▸ To do:
The lines to extract run from the first line of the material below to the line containing "const comsolMinMarks = [0.6, 1.1, 1.6, 2.1, 2.6];", both included; leave the pictures behind.

— start —

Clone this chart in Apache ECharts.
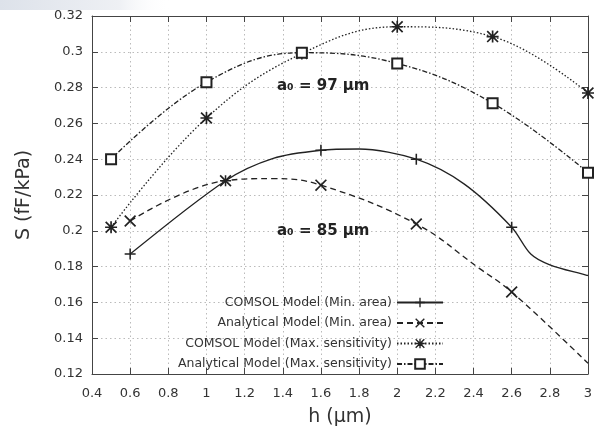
<!DOCTYPE html>
<html>
<head>
<meta charset="utf-8">
<script src="https://cdn.jsdelivr.net/npm/echarts@6/dist/echarts.min.js"></script>
<style>html,body{margin:0;padding:0;background:#fff;}#c{width:597px;height:432px;}</style>
</head>
<body>
<div id="c"></div>
<script>
// ---- data ----
const seriesNames = [
  'COMSOL Model (Min. area)',
  'Analytical Model (Min. area)',
  'COMSOL Model (Max. sensitivity)',
  'Analytical Model (Max. sensitivity)'
];
const comsolMinH = [0.6, 1.1, 1.35, 1.6, 1.8, 2.1, 2.35, 2.6, 2.7, 2.8, 3.0];
const comsolMinS = [0.187, 0.228, 0.2405, 0.245, 0.2457, 0.240, 0.2262, 0.202, 0.187, 0.181, 0.175];
const comsolMinMarks = [0.6, 1.1, 1.6, 2.1, 2.6];

const anaMinH = [0.6, 1.1, 1.35, 1.6, 2.1, 2.43, 2.6, 3.0];
const anaMinS = [0.2055, 0.228, 0.2292, 0.2255, 0.2038, 0.179, 0.1658, 0.126];
const anaMinMarks = [0.6, 1.1, 1.6, 2.1, 2.6];

const comsolMaxH = [0.5, 1.0, 1.5, 2.0, 2.5, 3.0];
const comsolMaxS = [0.202, 0.263, 0.299, 0.314, 0.3085, 0.277];
const comsolMaxMarks = [0.5, 1.0, 1.5, 2.0, 2.5, 3.0];

const anaMaxH = [0.5, 1.0, 1.5, 2.0, 2.5, 3.0];
const anaMaxS = [0.240, 0.283, 0.2995, 0.2935, 0.2713, 0.2325];
const anaMaxMarks = [0.5, 1.0, 1.5, 2.0, 2.5, 3.0];

const annotations = ['a\u2080 = 97 \u03bcm', 'a\u2080 = 85 \u03bcm'];

// ---- symbols ----
const PLUS = 'path://M4.3,0 H5.7 V4.3 H10 V5.7 H5.7 V10 H4.3 V5.7 H0 V4.3 H4.3 Z';
const CROSS = 'path://M0,1 L1,0 L5,4 L9,0 L10,1 L6,5 L10,9 L9,10 L5,6 L1,10 L0,9 L4,5 Z';
const STAR = 'path://M4.3,0 H5.7 V4.3 H10 V5.7 H5.7 V10 H4.3 V5.7 H0 V4.3 H4.3 Z M0,1 L1,0 L5,4 L9,0 L10,1 L6,5 L10,9 L9,10 L5,6 L1,10 L0,9 L4,5 Z';

const INK = '#222';
const FONT = 'DejaVu Sans';

function buildData(hs, ss, marks) {
  return hs.map((h, i) => {
    const on = marks.some(m => Math.abs(m - h) < 1e-9);
    return on ? { value: [h, ss[i]] } : { value: [h, ss[i]], symbol: 'none' };
  });
}

function lineSeries(name, hs, ss, marks, symbol, size, lineType, smooth) {
  return {
    name: name,
    type: 'line',
    xAxisIndex: 0, yAxisIndex: 0,
    data: buildData(hs, ss, marks),
    smooth: smooth,
    symbol: symbol,
    symbolSize: size,
    showAllSymbol: true,
    lineStyle: { color: INK, width: 1.3, type: lineType },
    itemStyle: { color: INK, borderWidth: 0 },
    emphasis: { disabled: true },
    animation: false,
    z: 3
  };
}

const chart = echarts.init(document.getElementById('c'), null, { renderer: 'canvas' });

const axisCommon = {
  type: 'value',
  axisLine: { show: true, onZero: false, lineStyle: { color: '#444', width: 1 } },
  axisTick: { show: true, inside: true, length: 6, lineStyle: { color: '#444' } }
};

const sqSeries = lineSeries(seriesNames[3], anaMaxH, anaMaxS, anaMaxMarks, 'emptyRect', 10, [5, 2, 1.5, 2], 0.4);
sqSeries.itemStyle = { color: INK, borderColor: INK, borderWidth: 1.3 };

const option = {
  backgroundColor: '#fff',
  animation: false,
  grid: { left: 92, right: 9, top: 16, bottom: 57, containLabel: false },
  xAxis: [
    Object.assign({}, axisCommon, {
      min: 0.4, max: 3, interval: 0.2, position: 'bottom',
      name: 'h (\u03bcm)', nameLocation: 'middle', nameGap: 34,
      nameTextStyle: { fontFamily: FONT, fontSize: 19, color: '#333' },
      axisLabel: { margin: 13, fontFamily: FONT, fontSize: 13, color: '#333' },
      splitLine: { show: true, lineStyle: { color: '#bbb', type: [1.5, 3], width: 1 } }
    }),
    Object.assign({}, axisCommon, {
      min: 0.4, max: 3, interval: 0.2, position: 'top',
      axisLabel: { show: false }, splitLine: { show: false }
    })
  ],
  yAxis: [
    Object.assign({}, axisCommon, {
      min: 0.12, max: 0.32, interval: 0.02, position: 'left',
      name: 'S (fF/kPa)', nameLocation: 'middle', nameGap: 58, nameRotate: 90,
      nameTextStyle: { fontFamily: FONT, fontSize: 19, color: '#333' },
      axisLabel: { margin: 9, fontFamily: FONT, fontSize: 13, color: '#333' },
      splitLine: { show: true, lineStyle: { color: '#bbb', type: [1.5, 3], width: 1 } }
    }),
    Object.assign({}, axisCommon, {
      min: 0.12, max: 0.32, interval: 0.02, position: 'right',
      axisLabel: { show: false }, splitLine: { show: false }
    })
  ],
  legend: {
    orient: 'vertical',
    align: 'right',
    right: 148,
    top: 291,
    itemWidth: 46,
    itemHeight: 12,
    itemGap: 7.5,
    backgroundColor: 'rgba(255,255,255,0)',
    textStyle: { fontFamily: FONT, fontSize: 12.5, color: '#333' },
    data: seriesNames
  },
  series: [
    lineSeries(seriesNames[0], comsolMinH, comsolMinS, comsolMinMarks, PLUS, 11, 'solid', 0.3),
    lineSeries(seriesNames[1], anaMinH, anaMinS, anaMinMarks, CROSS, 12, [6, 4], 0.4),
    lineSeries(seriesNames[2], comsolMaxH, comsolMaxS, comsolMaxMarks, STAR, 12, [1.5, 2], 0.4),
    sqSeries
  ],
  graphic: [
    {
      type: 'rect', left: 0, top: 0, z: -10,
      shape: { width: 170, height: 10 },
      style: { fill: new echarts.graphic.LinearGradient(0, 0, 1, 0, [
        { offset: 0, color: '#dde2ea' }, { offset: 0.7, color: '#eef0f4' }, { offset: 1, color: 'rgba(255,255,255,0)' }
      ]) }
    },
    {
      type: 'text', left: 277, top: 79, z: 10,
      style: { text: annotations[0], fontFamily: FONT, fontSize: 15, fontWeight: 'bold', fill: '#222' }
    },
    {
      type: 'text', left: 277, top: 224, z: 10,
      style: { text: annotations[1], fontFamily: FONT, fontSize: 15, fontWeight: 'bold', fill: '#222' }
    }
  ]
};
chart.setOption(option);
</script>
</body>
</html>
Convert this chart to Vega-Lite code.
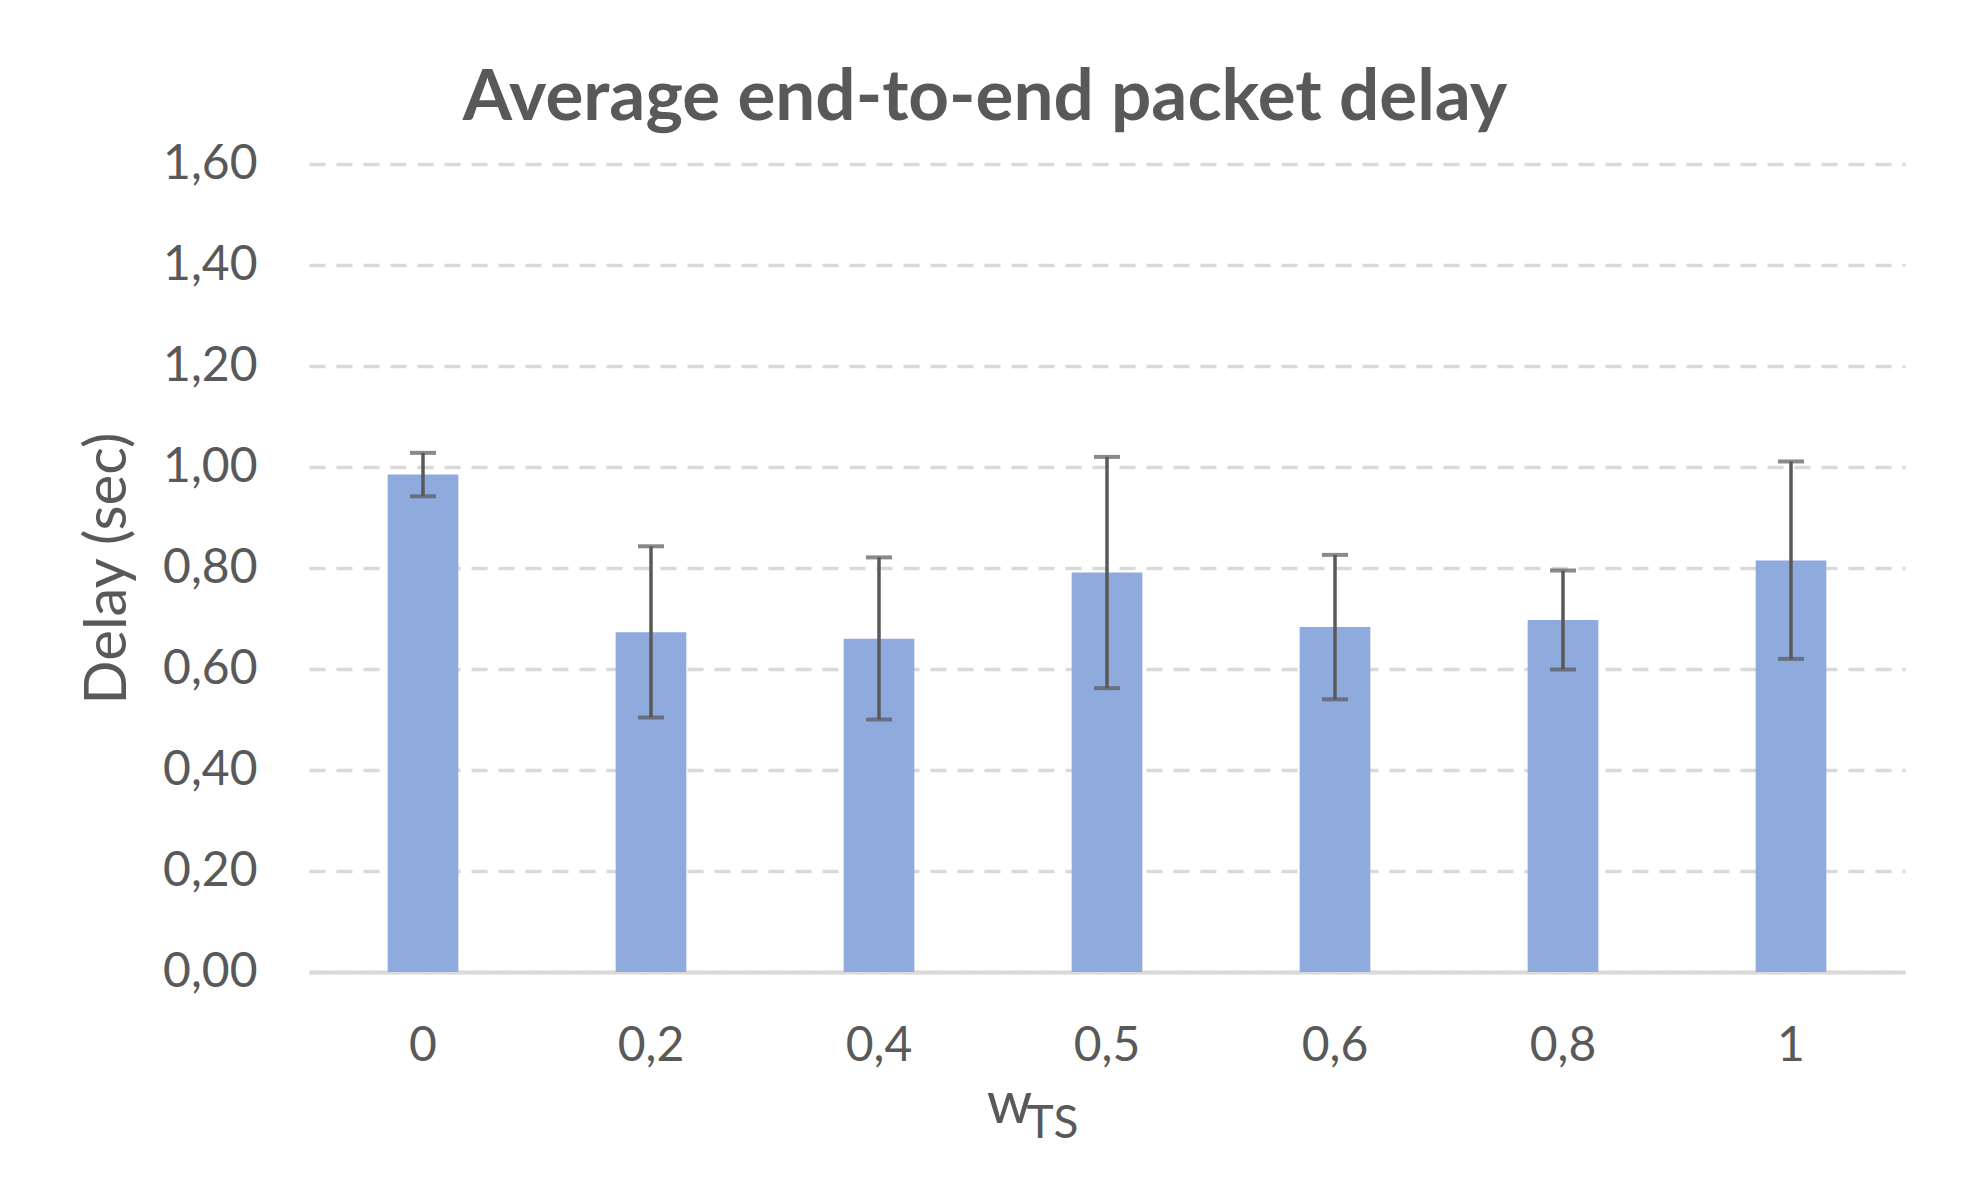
{
  "$schema": "https://vega.github.io/schema/vega-lite/v6.json",
  "width": 1596,
  "height": 808,
  "autosize": {"type": "none"},
  "padding": {"left": 309, "top": 164, "right": 70, "bottom": 223},
  "background": "white",
  "title": {
    "text": "Average end-to-end packet delay",
    "font": "Lato",
    "fontSize": 71,
    "fontWeight": "bold",
    "color": "#595959",
    "anchor": "middle",
    "frame": "group",
    "dx": -122,
    "dy": 95,
    "baseline": "alphabetic",
    "offset": 44
  },
  "config": {
    "view": {"stroke": null},
    "font": "Lato",
    "locale": {
      "number": {"decimal": ",", "thousands": ".", "grouping": [3], "currency": ["", " €"]}
    }
  },
  "data": {
    "values": [
      {"w": "0", "delay": 0.985, "lower": 0.942, "upper": 1.028},
      {"w": "0,2", "delay": 0.673, "lower": 0.504, "upper": 0.843},
      {"w": "0,4", "delay": 0.660, "lower": 0.500, "upper": 0.821},
      {"w": "0,5", "delay": 0.791, "lower": 0.562, "upper": 1.020},
      {"w": "0,6", "delay": 0.683, "lower": 0.540, "upper": 0.826},
      {"w": "0,8", "delay": 0.697, "lower": 0.599, "upper": 0.795},
      {"w": "1", "delay": 0.815, "lower": 0.620, "upper": 1.011}
    ]
  },
  "layer": [
    {
      "mark": {"type": "bar", "color": "#8faadc"},
      "encoding": {
        "x": {
          "field": "w",
          "type": "nominal",
          "sort": null,
          "scale": {"paddingInner": 0.69, "paddingOuter": 0.345},
          "axis": {
            "orient": "bottom",
            "title": "w",
            "labelAngle": 0,
            "labelFont": "Lato",
            "labelFontSize": 48,
            "labelColor": "#595959",
            "labelBaseline": "alphabetic",
            "labelPadding": 88,
            "ticks": false,
            "tickSize": 0,
            "domainColor": "#d9d9d9",
            "domainWidth": 4,
            "titleFont": "Lato",
            "titleFontSize": 58,
            "titleFontWeight": "normal",
            "titleColor": "#595959",
            "titleX": 700,
            "titleY": 150,
            "titleAlign": "center",
            "titleBaseline": "alphabetic"
          }
        },
        "y": {
          "field": "delay",
          "type": "quantitative",
          "scale": {"domain": [0, 1.6]},
          "axis": {
            "title": "Delay (sec)",
            "values": [0, 0.2, 0.4, 0.6, 0.8, 1.0, 1.2, 1.4, 1.6],
            "format": ".2f",
            "domain": false,
            "ticks": false,
            "labelPadding": 52,
            "labelFont": "Lato",
            "labelFontSize": 48,
            "labelColor": "#595959",
            "gridColor": "#d9d9d9",
            "gridDash": [16, 11],
            "gridWidth": 3.5,
            "titleFont": "Lato",
            "titleFontSize": 58,
            "titleFontWeight": "normal",
            "titleColor": "#595959",
            "titlePadding": 25
          }
        }
      }
    },
    {
      "mark": {"type": "rule", "color": "#595959", "strokeWidth": 3.5},
      "encoding": {
        "x": {
          "field": "w",
          "type": "nominal",
          "sort": null,
          "axis": {
            "orient": "bottom",
            "title": "TS",
            "labels": false,
            "ticks": false,
            "domain": false,
            "grid": false,
            "titleFont": "Lato",
            "titleFontSize": 46,
            "titleFontWeight": "normal",
            "titleColor": "#595959",
            "titleX": 743,
            "titleY": 165,
            "titleAlign": "center",
            "titleBaseline": "alphabetic"
          }
        },
        "y": {"field": "lower", "type": "quantitative", "title": "Delay (sec)"},
        "y2": {"field": "upper"}
      }
    },
    {
      "mark": {"type": "tick", "color": "#595959", "thickness": 4, "size": 26},
      "encoding": {
        "x": {"field": "w", "type": "nominal", "sort": null, "axis": null},
        "y": {"field": "lower", "type": "quantitative", "title": "Delay (sec)"}
      }
    },
    {
      "mark": {"type": "tick", "color": "#595959", "thickness": 4, "size": 26},
      "encoding": {
        "x": {"field": "w", "type": "nominal", "sort": null, "axis": null},
        "y": {"field": "upper", "type": "quantitative", "title": "Delay (sec)"}
      }
    }
  ],
  "resolve": {"axis": {"x": "independent"}}
}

— end —

▸ The response:
Clone this chart in Apache ECharts.
<!DOCTYPE html>
<html>
<head>
<meta charset="utf-8">
<script src="https://cdn.jsdelivr.net/npm/echarts@6/dist/echarts.min.js"></script>
<style>html,body{margin:0;padding:0;background:#fff;}#c{width:597px;height:432px;}</style>
</head>
<body>
<div id="c"></div>
<script>
// ---- data ----
const seriesNames = [
  'COMSOL Model (Min. area)',
  'Analytical Model (Min. area)',
  'COMSOL Model (Max. sensitivity)',
  'Analytical Model (Max. sensitivity)'
];
const comsolMinH = [0.6, 1.1, 1.35, 1.6, 1.8, 2.1, 2.35, 2.6, 2.7, 2.8, 3.0];
const comsolMinS = [0.187, 0.228, 0.2405, 0.245, 0.2457, 0.240, 0.2262, 0.202, 0.187, 0.181, 0.175];
const comsolMinMarks = [0.6, 1.1, 1.6, 2.1, 2.6];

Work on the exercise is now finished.